Eight-Person "Vox Humana" a cappella Group Performs Extraordinary Concert at St. Paul's April 5


by Mark Gabrish Conlan • Copyright © 2025 by Mark Gabrish Conlan • All rights reserved

Last night (Saturday, April 5) I attended a quite remarkable concert by an eight-person youth vocal group called Vox Humana at St. Paul’s Episcopal Cathedral. The personnel are Lauren Carter and Stephanie Smith, sopranos; Chloe O’Mara and Antonia Fuenzalida, altos; John Yokoyama and Kit Jack Chan, tenors; and Allen Pace and Uriah Brown, basses. They performed a wide variety of material within the eight songs they sang (seven in the printed program and an unannounced encore, Billy Joel’s breakup ballad “And So It Goes,” from his 1989 album Storm Front, though he actually wrote it six years earlier). They opened with an original setting of the traditional religious verse “O Nata Lux” by John Yokoyama, who said he’d been inspired to compose it by singing the earlier setting of the same Latin text by Thomas Tallis (c. 1505-1585) in a church group. The members of Vox Humana met each other, not surprisingly, as church singers, and five of them have been invited to compete in an international competition this summer in Graz, Austria (coincidentally also the birthplace of Arnold Schwarzenegger). Yokoyama thanked his parents and grandparents for allowing Vox Humana to rehearse in their home (and the grandparents were there at the concert). The second song on their program couldn’t have been more different: “Time” by Jennifer Lucy Cook, who’s both a choral composer and a pop star with a band called Cookie. Cook wrote “Time” for the Opus Vocal ensemble for a Louisiana competition sponsored by the American Choral Directors Association (ACDA) in 2021-2022. It’s a charming little patter song about the importance we humans put on the concept of time even though it’s essentially meaningless; it reminded me of the song “Seasons of Love” from Jonathan Larson’s musical Rent, but I thought it was better.
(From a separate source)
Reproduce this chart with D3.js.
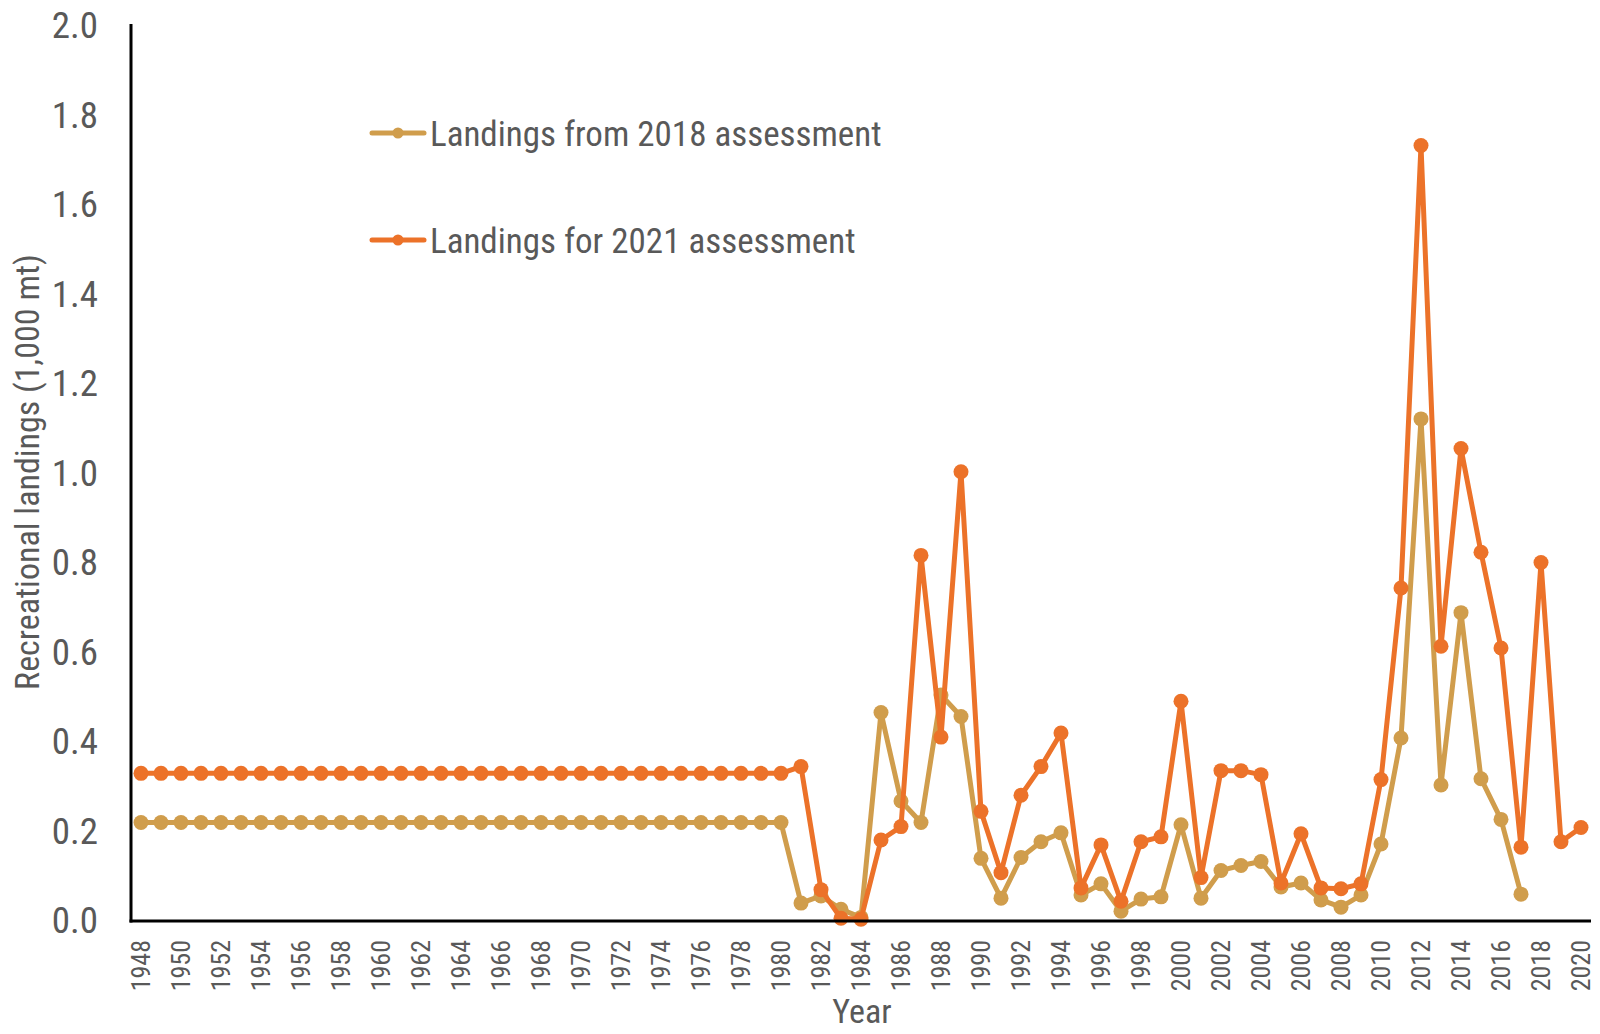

Then there was a piece by Kerensa Briggs called “Media Vita,” based on another traditional Latin-language religious text, the one that begins, “In the midst of life we are in death.” (I remember flipping that around during the AIDS epidemic and reworking it as, “In the midst of death we are in life,” as a tribute to the resilience of the Queer community in the face of this literally life-or-death threat.) Afterwards the group split, with the men dong Ola Gjello’s “Ubi Caritas” (“Where charity and love are, God is there”) and the women singing one of the most amazing pieces on the program, a pop song called “Hide and Seek” by Imogen Heap (b. 1977). Imogen Heap is a British singer-songwriter with a broad range of styles – her Wikipedia page lists her genres as “pop – electropop – experimental pop – art pop – alternative rock,” and her own version of “Hide and Seek” is as experimental as pop ever gets. It’s sung a cappella, with Heap multi-tracking her own voice and singing some of the parts through Vocoders. Vox Humana’s arrangement was excellent and beautifully sung, and they even got some of the electromechanical effect created by Heap’s use of Vocoders on the original. Then the group reunited for an impressive version of the Radiohead ballad “Pyramid Song.” St. Paul’s musical director Martin Green was announced as their accompanist on piano, but “Pyramid Song” was the only piece last night on which he played. The final piece on their printed program was “Salutation,” a beautiful setting by Latvian composer Ēriks Ešenvalds (b. 1977) to a text by Bengali poet Rabindranath Tagore (1861-1941), the first non-European recipient of a Nobel Prize (in Literature, in 1913). They closed with Billy Joel’s heart-rending breakup song “And So It Goes,” but at least one audience member called out for a second encore – which they didn’t offer. I was particularly taken by Uriah Brown, an African-American with a strong, powerful, deep-bass voice which I’d love to hear in a tribute to Paul Robeson. But the entire group blended beautifully, and their inclusion of pop and rock material without sacrificing the basic elements of their sound provided a shining example of how so-called “crossover music” should be done.